4. Sherlock Gnomes (Mar. 23)
Oh. Wow. Gnomeo and Juliette wasn’t a one-off movie! This is technically a sequel, where “Sherlock Gnomes” has to help our pair solve the case of missing garden gnomes. Holy balls.
Why We’re Leery: I don’t think, outside of the 1930’s Borscht Belt comedy circuit, there is anyone who likes a lousy pun as much as I do. That being said, even I know that “Sherlock Gnomes” is a piss-poor pun to hang an entire movie off of. I honestly can’t believe that this gnome-based wordplay gimmick got one movie, let alone a sequel. I think everyone attached to this should just call it a day and go gnome. See, I can make crappy puns, too.
3. God’s Not Dead: A Light in Darkness (Mar. 30)
After his church burns down, a local pastor
refuses to take a hint must turn to his brother, an atheist, for legal help in rebuilding.

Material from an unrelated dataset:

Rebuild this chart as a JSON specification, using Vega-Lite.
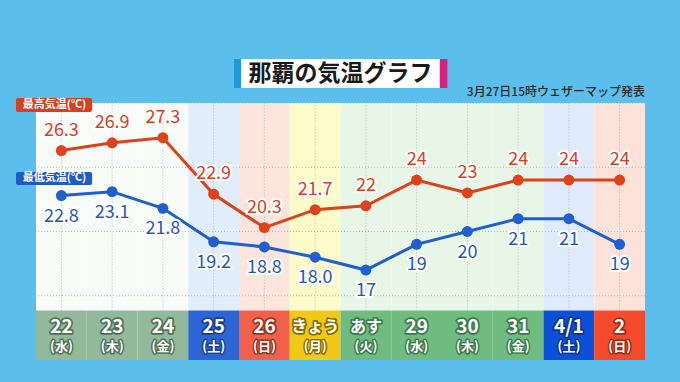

Why We’re Leery: Oh, it wouldn’t be a “least anticipated” list without some God-bothering nonsense. Let me save you some time: because God is totally awesome and totally not dead, the atheist brother comes to love Jeebus with his whole little heart after taking the case. These movies are a hot commodity with the faithful because they tell them exactly what they want to hear. No matter how implausible the scenario, the the poor put-upon white Christian male overcomes the odds…of possessing literally all the privileges our country can possibly give him. Yay, God!
2. Winchester: The House that Ghosts Built (Feb. 2)
A grieving widow and heiress to the Winchester rifle fortune builds a labyrinthine house in order to contain the evil spirits of gun violence victims that she believes to be haunting her. A psychiatrist sent to get her declared insane starts to see evil spirits as well.
Why We’re Leery: Oh, the reasons –
- This film looks awful, as in it looks cheap and shallow.
- This trailer is chock full of cheesy jump scares and nothing else remotely frightening.
- This trailer makes Helen Mirren look like the crazy old lady from “The Frighteners.” That should be impossible and is shameful at the same time.
- Jason Clarke has a history of being in terrible movies, for precisely the reason that he can’t react to stimuli appropriately and feels like a robot.
Honestly, if Han Solo didn’t look like it is quickly becoming a cluster-fuck of Biblical proportions, I would say this would be my pick for worst movie of the year, sight unseen. The parts that don’t make me roll my eyes audibly make me want to heckle the movie. Somebody should tell Mrs. Winchester that all of the shrieking around her house isn’t ghosts, it’s the NRA preemptively foaming at the mouth about a movie that even has the temerity to say the phrase “gun violence victims.” I can’t wait to see how epically bad this movie’s premier is.
1. Solo: A Star Wars Story (May 25)
A stand-alone story about Young Han Solo. BECAUSE ABSOLUTELY NOBODY ASKED FOR ONE.
Why We’re Leery: Oh, I don’t know. Maybe because this movie has been hemorrhaging cast and crew. Maybe because Disney felt they needed to fire the directors and bring in Ron Fucking Howard to save this turkey. Maybe because the studio is already preparing to write down the film as a loss according to insiders. Maybe because the film has been plagued by re-shoots and delays. For all of these reasons, you could suspect that the adventures of young Han Solo are going to be tragically bad.
I saved putting out this list for almost a week because Disney kept promising a trailer…and then pushing it back…and delaying…and then just straight up pretending it didn’t exist. This movie is a dumpster fire filled with what little nostalgia for Star Wars survived The Last Jedi. A smart studio would smother this movie in its crib. A smart audience would stay in a galaxy far far away from it.